ROME: Italian luxury fashion group Salvatore Ferragamo (SFER.MI) plans to grow revenue at twice the market rate from 2017-2020, backed by a drive to improve performance at existing stores and updates to its product ranges, it said on Friday.
Eraldo Poletto, who took over from long-serving CEO Michele Norsa in August, said he aimed to “deliver a refreshed, more contemporary brand aesthetic” with the company’s three newly-appointed designers.
“The brand is there, we need to wake it up a bit, and make it louder,” he said in his first strategy update as CEO.
Poletto did not refer to a specific market growth rate, saying that was “a moving target”. Consultants Bain & Company expect the luxury industry to grow by 1-2 percent in 2017, and a further 3-4 percent in the years up to 2020. High-end brands have been struggling with a slowdown in their biggest market, China, as well as a drop in tourist spending in Europe following a series of deadly attacks.

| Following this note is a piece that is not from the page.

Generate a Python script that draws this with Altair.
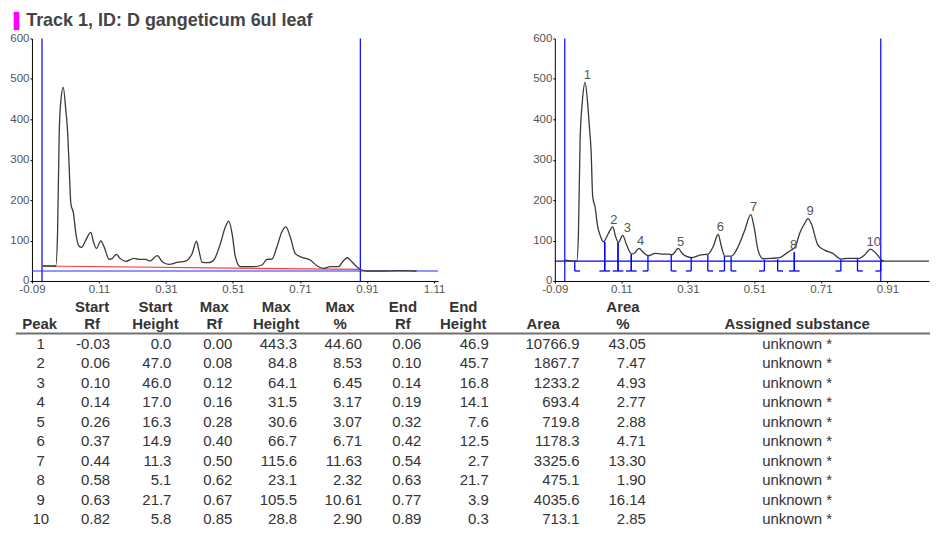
import altair as alt
import pandas as pd

# ---------------- data ----------------
title_text = "Track 1, ID: D gangeticum 6ul leaf"

# left panel: raw densitogram
left_rf = [-0.058, -0.019, -0.0136, -0.0087, -0.0037, 0.0033, 0.0112, 0.0162, 0.0211, 0.0261,
           0.034, 0.041, 0.0489, 0.0578, 0.0707, 0.0856, 0.0935, 0.1025, 0.1154, 0.1253,
           0.1402, 0.1501, 0.162, 0.1729, 0.1898, 0.2146, 0.2294, 0.2493, 0.2622, 0.284,
           0.2989, 0.3187, 0.3435, 0.3683, 0.3882, 0.4011, 0.408, 0.418, 0.4378, 0.4527,
           0.4725, 0.4874, 0.4973, 0.5072, 0.5171, 0.532, 0.5469, 0.5717, 0.5965, 0.6114,
           0.6263, 0.6412, 0.656, 0.6679, 0.6808, 0.6957, 0.7155, 0.7404, 0.7602, 0.78,
           0.7999, 0.8247, 0.8396, 0.8515, 0.8644, 0.8792, 0.8941, 0.909, 0.9586, 1.0082, 1.0578]
left_signal = [37.0, 37.0, 117.5, 364.0, 446.0, 479.0, 421.6, 372.0, 282.0, 191.5,
               167.0, 117.5, 88.8, 83.0, 101.0, 120.0, 97.0, 80.5, 99.4, 84.7,
               53.4, 55.9, 65.8, 55.9, 48.5, 55.9, 53.4, 53.4, 49.3, 62.5,
               47.7, 41.1, 46.0, 49.3, 68.2, 98.6, 76.4, 46.0, 45.2, 51.8,
               92.9, 134.0, 148.0, 117.5, 60.0, 35.3, 35.3, 35.3, 39.5, 53.4,
               54.2, 84.7, 121.6, 134.0, 109.3, 68.2, 58.4, 51.8, 37.8, 31.2,
               35.3, 35.3, 50.1, 57.5, 47.7, 35.3, 27.1, 24.7, 24.7, 25.5, 24.7]

left_baseline_rf = [-0.06, 0.89]
left_baseline_val = [37.0, 28.5]
left_floor_level = [24.7]
window_rf = [-0.06, 0.89]

# right panel: integrated densitogram
right_rf = [-0.059, -0.024, -0.019, -0.014, -0.007, 0.001, 0.008, 0.014, 0.019, 0.024,
            0.031, 0.039, 0.046, 0.056, 0.071, 0.084, 0.093, 0.101, 0.114, 0.126,
            0.141, 0.151, 0.163, 0.176, 0.191, 0.211, 0.231, 0.251, 0.263, 0.281,
            0.293, 0.321, 0.346, 0.371, 0.386, 0.401, 0.411, 0.421, 0.441, 0.461,
            0.481, 0.499, 0.509, 0.521, 0.536, 0.561, 0.586, 0.606, 0.621, 0.633,
            0.646, 0.661, 0.671, 0.681, 0.701, 0.721, 0.746, 0.771, 0.791, 0.826,
            0.841, 0.859, 0.876, 0.899, 0.97, 1.035]
right_signal = [51.8, 49.3, 117.5, 347.7, 446.3, 491.5, 446.3, 380.5, 323.0, 208.0,
                183.3, 134.0, 113.4, 97.0, 117.5, 134.0, 109.3, 95.3, 112.6, 88.8,
                66.6, 69.9, 80.5, 70.7, 62.5, 68.2, 66.6, 66.6, 64.9, 80.5,
                68.2, 57.5, 64.1, 66.6, 84.7, 115.0, 84.7, 61.6, 61.6, 84.7,
                125.7, 164.4, 134.0, 76.4, 55.0, 55.9, 57.5, 68.2, 76.4, 84.7,
                117.5, 142.2, 154.5, 142.2, 88.8, 76.4, 68.2, 54.2, 55.9, 55.9,
                64.1, 78.9, 68.2, 49.3, 49.3, 49.3]
right_baseline_level = 49.3
right_baseline_rf = [-0.09, 0.899]
marker_floor = 24.7

# peak table
peak = [1, 2, 3, 4, 5, 6, 7, 8, 9, 10]
start_rf = [-0.03, 0.06, 0.10, 0.14, 0.26, 0.37, 0.44, 0.58, 0.63, 0.82]
start_height = [0.0, 47.0, 46.0, 17.0, 16.3, 14.9, 11.3, 5.1, 21.7, 5.8]
max_rf = [0.00, 0.08, 0.12, 0.16, 0.28, 0.40, 0.50, 0.62, 0.67, 0.85]
max_height = [443.3, 84.8, 64.1, 31.5, 30.6, 66.7, 115.6, 23.1, 105.5, 28.8]
max_pct = [44.60, 8.53, 6.45, 3.17, 3.07, 6.71, 11.63, 2.32, 10.61, 2.90]
end_rf = [0.06, 0.10, 0.14, 0.19, 0.32, 0.42, 0.54, 0.63, 0.77, 0.89]
end_height = [46.9, 45.7, 16.8, 14.1, 7.6, 12.5, 2.7, 21.7, 3.9, 0.3]
area = [10766.9, 1867.7, 1233.2, 693.4, 719.8, 1178.3, 3325.6, 475.1, 4035.6, 713.1]
area_pct = [43.05, 7.47, 4.93, 2.77, 2.88, 4.71, 13.30, 1.90, 16.14, 2.85]
substance = ["unknown *"] * 10

left_ticks = [-0.09, 0.11, 0.31, 0.51, 0.71, 0.91, 1.11]
right_ticks = [-0.09, 0.11, 0.31, 0.51, 0.71, 0.91]
y_ticks = [0, 100, 200, 300, 400, 500, 600]

# ---------------- styles / layout ----------------
FONT = "Liberation Sans"
BLUE = "#0000ff"
TRACE = "#3a3a3a"
LABEL = "#555555"
TXT = "#333333"
TICK_W = 0.016

label_expr = "datum.value < 0 ? '-' + format(-datum.value, '.2f') : format(datum.value, '.2f')"


def x_axis(vals):
    return alt.Axis(values=vals, labelExpr=label_expr, title=None, grid=False,
                    labelFlush=False, labelOverlap=False)


y_axis = alt.Axis(values=y_ticks, title=None, grid=False, labelFlush=False, labelOverlap=False)
Y = alt.Scale(domain=[0, 600], nice=False, zero=False)

# ---------------- left panel ----------------
LX = alt.Scale(domain=[-0.09, 1.122], nice=False, zero=False)
lx = alt.X("rf:Q", scale=LX, axis=x_axis(left_ticks), title=None)
ly = alt.Y("signal:Q", scale=Y, axis=y_axis, title=None)

left_trace = alt.Chart(pd.DataFrame({"rf": left_rf, "signal": left_signal})).mark_line(
    color=TRACE, strokeWidth=1.3, interpolate="monotone").encode(x=lx, y=ly)
left_red = alt.Chart(pd.DataFrame({"rf": left_baseline_rf, "signal": left_baseline_val})).mark_line(
    color="#ff3b3b", strokeWidth=1.2).encode(x=lx, y=ly)
left_floor = alt.Chart(pd.DataFrame({"signal": left_floor_level})).mark_rule(
    color="#2a2aff", strokeWidth=1.2).encode(y=ly)
left_window = alt.Chart(pd.DataFrame({"rf": window_rf})).mark_rule(
    color=BLUE, strokeWidth=1.2).encode(x=lx)
title_df = pd.DataFrame({"t": [title_text]})
title_bar = alt.Chart(title_df).mark_rect(color="#ff00ff").encode(
    x=alt.value(-18.3), x2=alt.value(-12.7), y=alt.value(-26.7), y2=alt.value(-8.4))
title_label = alt.Chart(title_df).mark_text(
    align="left", baseline="middle", fontSize=18, fontWeight="bold", color="#444444", font=FONT
).encode(x=alt.value(-5.8), y=alt.value(-17.5), text="t:N")

left = alt.layer(left_window, left_floor, left_red, left_trace, title_bar, title_label).properties(
    width=407, height=243)

# ---------------- right panel ----------------
RX = alt.Scale(domain=[-0.09, 1.035], nice=False, zero=False)
rx = alt.X("rf:Q", scale=RX, axis=x_axis(right_ticks), title=None)
ry = alt.Y("signal:Q", scale=Y, axis=y_axis, title=None)

right_trace = alt.Chart(pd.DataFrame({"rf": right_rf, "signal": right_signal})).mark_line(
    color=TRACE, strokeWidth=1.3, interpolate="monotone").encode(x=rx, y=ry)
right_base = alt.Chart(pd.DataFrame({"rf": right_baseline_rf,
                                     "signal": [right_baseline_level] * 2})).mark_line(
    color=BLUE, strokeWidth=1.2).encode(x=rx, y=ry)
right_window = alt.Chart(pd.DataFrame({"rf": window_rf})).mark_rule(
    color=BLUE, strokeWidth=1.2).encode(x=rx)

starts = pd.DataFrame({"rf": start_rf,
                       "signal": [right_baseline_level + h for h in start_height],
                       "rf2": [r + TICK_W for r in start_rf]})
ends = pd.DataFrame({"rf": end_rf,
                     "signal": [right_baseline_level + h for h in end_height],
                     "rf2": [r - TICK_W for r in end_rf]})
bounds_df = pd.concat([starts, ends], ignore_index=True)
bounds_df["floor"] = marker_floor

marker_v = alt.Chart(bounds_df).mark_rule(color=BLUE, strokeWidth=1.3).encode(
    x=rx, y=ry, y2="floor:Q")
marker_h = alt.Chart(bounds_df).mark_rule(color=BLUE, strokeWidth=1.3).encode(
    x=rx, x2="rf2:Q", y=alt.Y("floor:Q", scale=Y, axis=y_axis, title=None))

labels_df = pd.DataFrame({"rf": max_rf,
                          "signal": [right_baseline_level + h for h in max_height],
                          "lbl": [str(p) for p in peak]})
peak_labels = alt.Chart(labels_df).mark_text(
    align="left", baseline="bottom", dx=-1, dy=0, fontSize=13, color=LABEL, font=FONT
).encode(x=rx, y=ry, text="lbl:N")

right = alt.layer(right_window, right_base, marker_v, marker_h, right_trace,
                  peak_labels).properties(width=375, height=243)

top = alt.hconcat(left, right, spacing=87)

# ---------------- table ----------------
ORIGIN_X = 31.2       # page x of the table view origin (aligned with left plot)
TABLE_TOP = 295.3     # page y of the table view top
ROW0 = 343.5          # page y of first data row
ROW_H = 19.5
TABLE_H = 229.5
TABLE_W = 900
TX = alt.Scale(domain=[ORIGIN_X, ORIGIN_X + TABLE_W], nice=False, zero=False)
TY = alt.Scale(domain=[TABLE_TOP, TABLE_TOP + TABLE_H], nice=False, zero=False, reverse=True)

columns = [
    # header1, header2, values, value anchor, value align, header center
    ("", "Peak", [str(p) for p in peak], 40, "center", 39),
    ("Start", "Rf", [f"{v:.2f}" for v in start_rf], 109.5, "right", 91.5),
    ("Start", "Height", [f"{v:.1f}" for v in start_height], 171, "right", 155),
    ("Max", "Rf", [f"{v:.2f}" for v in max_rf], 232, "right", 214),
    ("Max", "Height", [f"{v:.1f}" for v in max_height], 297, "right", 276),
    ("Max", "%", [f"{v:.2f}" for v in max_pct], 362, "right", 340),
    ("End", "Rf", [f"{v:.2f}" for v in end_rf], 421.5, "right", 403),
    ("End", "Height", [f"{v:.1f}" for v in end_height], 489, "right", 463.5),
    ("", "Area", [f"{v:.1f}" for v in area], 580, "right", 543.5),
    ("Area", "%", [f"{v:.2f}" for v in area_pct], 646.5, "right", 623.5),
    ("", "Assigned substance", substance, 798, "center", 798),
]
HEAD1_Y, HEAD2_Y, RULE_Y = 306.7, 323.0, 333.0

val_rows, head_rows = [], []
for h1, h2, vals, anchor, align, hc in columns:
    for i, v in enumerate(vals):
        val_rows.append({"x": anchor, "y": ROW0 + ROW_H * i, "label": v, "align": align})
    if h1:
        head_rows.append({"x": hc, "y": HEAD1_Y, "label": h1})
    head_rows.append({"x": hc, "y": HEAD2_Y, "label": h2})
vals_df = pd.DataFrame(val_rows)
head_df = pd.DataFrame(head_rows)

tx = alt.X("x:Q", scale=TX, axis=None)
ty = alt.Y("y:Q", scale=TY, axis=None)

vals_right = alt.Chart(vals_df[vals_df["align"] == "right"]).mark_text(
    align="right", baseline="middle", fontSize=15, color=TXT, font=FONT, clip=True
).encode(x=tx, y=ty, text="label:N")
vals_center = alt.Chart(vals_df[vals_df["align"] == "center"]).mark_text(
    align="center", baseline="middle", fontSize=15, color=TXT, font=FONT, clip=True
).encode(x=tx, y=ty, text="label:N")
heads = alt.Chart(head_df).mark_text(
    align="center", baseline="middle", fontSize=15, fontWeight="bold", color=TXT, font=FONT
).encode(x=tx, y=ty, text="label:N")
rule_df = pd.DataFrame({"x": [15], "x2": [ORIGIN_X + TABLE_W], "y": [RULE_Y]})
head_rule = alt.Chart(rule_df).mark_rule(color="#707070", strokeWidth=2).encode(
    x=tx, x2="x2:Q", y=ty)

table = alt.layer(head_rule, heads, vals_right, vals_center).properties(
    width=TABLE_W, height=TABLE_H)

chart = alt.vconcat(top, table, spacing=0).properties(
    padding={"left": 1, "top": 3, "right": 0, "bottom": 0}
).configure(font=FONT).configure_view(stroke=None).configure_axis(
    domainColor="#000000", tickColor="#000000", labelColor=LABEL, labelFontSize=11.5,
    labelFont=FONT, labelPadding=1, tickSize=2, domainWidth=1, grid=False)

chart.save("out.html", embed_options={"renderer": "svg", "actions": False})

Florence-based Ferragamo almost doubled revenue in the six years to 2015 and its net profit rose threefold. But last year sales rose just 1 percent and were down 2 percent at constant currencies. Ferragamo would not raise prices, but aimed to make its stores more profitable, raising sales per square meter at its 683 boutiques worldwide, Poletto said.
One analyst, who declined to be named, said the revenue target was ambitious and above the market consensus forecast, while the drive to improve store efficiency was “positive”.